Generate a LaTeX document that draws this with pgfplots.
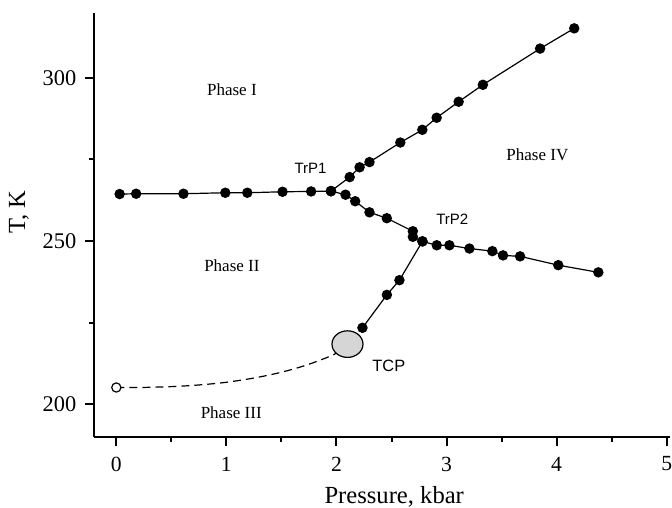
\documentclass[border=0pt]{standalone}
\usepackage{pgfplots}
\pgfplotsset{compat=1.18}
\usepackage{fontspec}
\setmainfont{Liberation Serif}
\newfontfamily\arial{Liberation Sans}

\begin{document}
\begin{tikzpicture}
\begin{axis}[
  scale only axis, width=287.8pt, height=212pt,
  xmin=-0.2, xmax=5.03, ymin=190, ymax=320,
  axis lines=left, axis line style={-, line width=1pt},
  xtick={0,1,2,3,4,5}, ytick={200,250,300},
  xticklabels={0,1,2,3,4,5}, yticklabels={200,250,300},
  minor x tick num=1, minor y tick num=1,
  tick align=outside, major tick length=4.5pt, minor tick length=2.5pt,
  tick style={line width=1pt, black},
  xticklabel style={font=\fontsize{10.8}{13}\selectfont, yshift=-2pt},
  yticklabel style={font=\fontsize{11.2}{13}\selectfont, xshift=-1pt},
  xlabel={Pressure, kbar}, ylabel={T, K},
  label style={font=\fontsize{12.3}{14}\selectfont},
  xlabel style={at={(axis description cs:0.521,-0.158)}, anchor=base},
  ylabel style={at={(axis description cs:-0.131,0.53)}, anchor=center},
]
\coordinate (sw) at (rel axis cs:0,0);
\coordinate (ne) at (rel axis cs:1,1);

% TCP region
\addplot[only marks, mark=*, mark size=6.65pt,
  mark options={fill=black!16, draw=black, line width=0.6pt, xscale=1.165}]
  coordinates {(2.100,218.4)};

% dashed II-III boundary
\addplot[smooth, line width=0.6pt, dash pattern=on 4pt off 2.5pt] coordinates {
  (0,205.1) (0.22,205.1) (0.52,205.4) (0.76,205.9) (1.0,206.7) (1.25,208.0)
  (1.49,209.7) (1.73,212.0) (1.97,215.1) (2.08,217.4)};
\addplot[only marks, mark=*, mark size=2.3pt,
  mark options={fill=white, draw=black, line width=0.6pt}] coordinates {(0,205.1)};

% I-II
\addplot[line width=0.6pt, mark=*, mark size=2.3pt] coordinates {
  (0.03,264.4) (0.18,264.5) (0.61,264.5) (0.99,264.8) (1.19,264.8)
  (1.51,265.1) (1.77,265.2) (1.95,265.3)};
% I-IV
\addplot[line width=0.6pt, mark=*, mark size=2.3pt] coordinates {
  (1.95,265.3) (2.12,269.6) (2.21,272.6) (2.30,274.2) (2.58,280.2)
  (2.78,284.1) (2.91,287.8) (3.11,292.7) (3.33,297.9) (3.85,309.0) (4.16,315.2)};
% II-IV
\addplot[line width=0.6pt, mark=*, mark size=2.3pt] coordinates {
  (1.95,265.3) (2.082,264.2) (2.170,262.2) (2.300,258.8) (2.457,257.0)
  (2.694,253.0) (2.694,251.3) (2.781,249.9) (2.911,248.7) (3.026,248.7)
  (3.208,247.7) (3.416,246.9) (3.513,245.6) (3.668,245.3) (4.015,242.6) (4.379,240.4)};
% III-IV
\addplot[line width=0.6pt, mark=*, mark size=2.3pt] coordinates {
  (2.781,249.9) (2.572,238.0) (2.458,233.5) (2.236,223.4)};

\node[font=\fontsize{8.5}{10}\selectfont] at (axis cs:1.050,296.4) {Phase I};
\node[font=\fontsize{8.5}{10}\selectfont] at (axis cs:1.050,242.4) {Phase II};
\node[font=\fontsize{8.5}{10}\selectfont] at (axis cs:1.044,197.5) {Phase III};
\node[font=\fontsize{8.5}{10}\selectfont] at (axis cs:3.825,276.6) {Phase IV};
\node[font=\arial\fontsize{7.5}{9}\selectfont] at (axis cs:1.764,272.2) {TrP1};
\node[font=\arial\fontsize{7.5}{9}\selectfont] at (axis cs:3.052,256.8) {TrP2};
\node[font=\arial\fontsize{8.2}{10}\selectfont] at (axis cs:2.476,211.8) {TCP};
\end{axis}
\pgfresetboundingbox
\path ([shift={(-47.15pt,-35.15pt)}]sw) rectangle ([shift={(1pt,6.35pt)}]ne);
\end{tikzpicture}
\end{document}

——

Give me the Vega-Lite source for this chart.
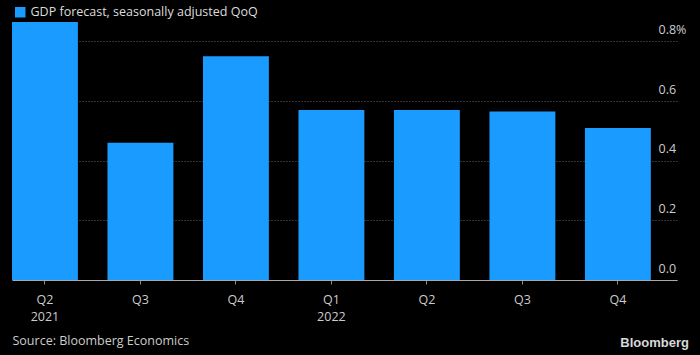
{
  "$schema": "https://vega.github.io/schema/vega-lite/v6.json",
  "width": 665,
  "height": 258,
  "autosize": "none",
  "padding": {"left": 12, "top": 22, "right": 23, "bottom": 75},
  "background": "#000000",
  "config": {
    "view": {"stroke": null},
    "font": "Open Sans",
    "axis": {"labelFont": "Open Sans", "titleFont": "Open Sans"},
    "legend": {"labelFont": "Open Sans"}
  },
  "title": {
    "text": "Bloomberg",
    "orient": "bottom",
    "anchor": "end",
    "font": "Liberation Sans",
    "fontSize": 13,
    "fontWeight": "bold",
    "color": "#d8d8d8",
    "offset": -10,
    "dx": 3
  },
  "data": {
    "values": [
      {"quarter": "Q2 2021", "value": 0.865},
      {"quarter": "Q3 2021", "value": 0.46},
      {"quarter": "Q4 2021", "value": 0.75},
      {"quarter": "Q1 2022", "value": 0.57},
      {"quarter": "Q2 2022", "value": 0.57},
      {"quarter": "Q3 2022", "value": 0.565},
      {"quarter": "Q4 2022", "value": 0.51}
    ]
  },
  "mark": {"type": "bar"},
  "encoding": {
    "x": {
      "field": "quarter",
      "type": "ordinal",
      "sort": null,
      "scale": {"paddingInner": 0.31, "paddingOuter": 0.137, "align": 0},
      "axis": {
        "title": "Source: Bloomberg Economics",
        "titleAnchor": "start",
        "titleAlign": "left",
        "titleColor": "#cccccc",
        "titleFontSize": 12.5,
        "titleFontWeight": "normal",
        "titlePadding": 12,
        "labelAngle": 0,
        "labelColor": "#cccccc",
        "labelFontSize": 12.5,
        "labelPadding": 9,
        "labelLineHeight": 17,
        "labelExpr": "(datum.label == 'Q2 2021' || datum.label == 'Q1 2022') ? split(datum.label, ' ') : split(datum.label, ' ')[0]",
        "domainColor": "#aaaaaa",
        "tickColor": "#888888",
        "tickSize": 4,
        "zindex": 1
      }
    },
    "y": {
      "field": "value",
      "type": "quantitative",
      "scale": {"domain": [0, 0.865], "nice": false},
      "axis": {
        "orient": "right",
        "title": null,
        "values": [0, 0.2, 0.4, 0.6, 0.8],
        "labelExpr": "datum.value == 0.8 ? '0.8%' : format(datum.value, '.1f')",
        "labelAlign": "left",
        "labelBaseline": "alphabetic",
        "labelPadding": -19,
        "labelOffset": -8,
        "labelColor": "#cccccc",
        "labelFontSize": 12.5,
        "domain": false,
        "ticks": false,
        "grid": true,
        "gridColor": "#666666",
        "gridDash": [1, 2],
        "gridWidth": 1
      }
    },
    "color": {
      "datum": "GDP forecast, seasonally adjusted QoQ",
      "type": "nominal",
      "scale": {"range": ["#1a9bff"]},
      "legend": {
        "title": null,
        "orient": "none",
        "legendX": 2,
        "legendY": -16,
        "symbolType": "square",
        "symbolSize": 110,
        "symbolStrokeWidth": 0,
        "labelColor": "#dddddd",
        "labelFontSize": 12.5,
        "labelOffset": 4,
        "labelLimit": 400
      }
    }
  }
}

——

### INSTRUCTIONS FOR THE TASK
Give the count of lines in the listing above that include "this", with no other words.

### WORKED ANSWER
2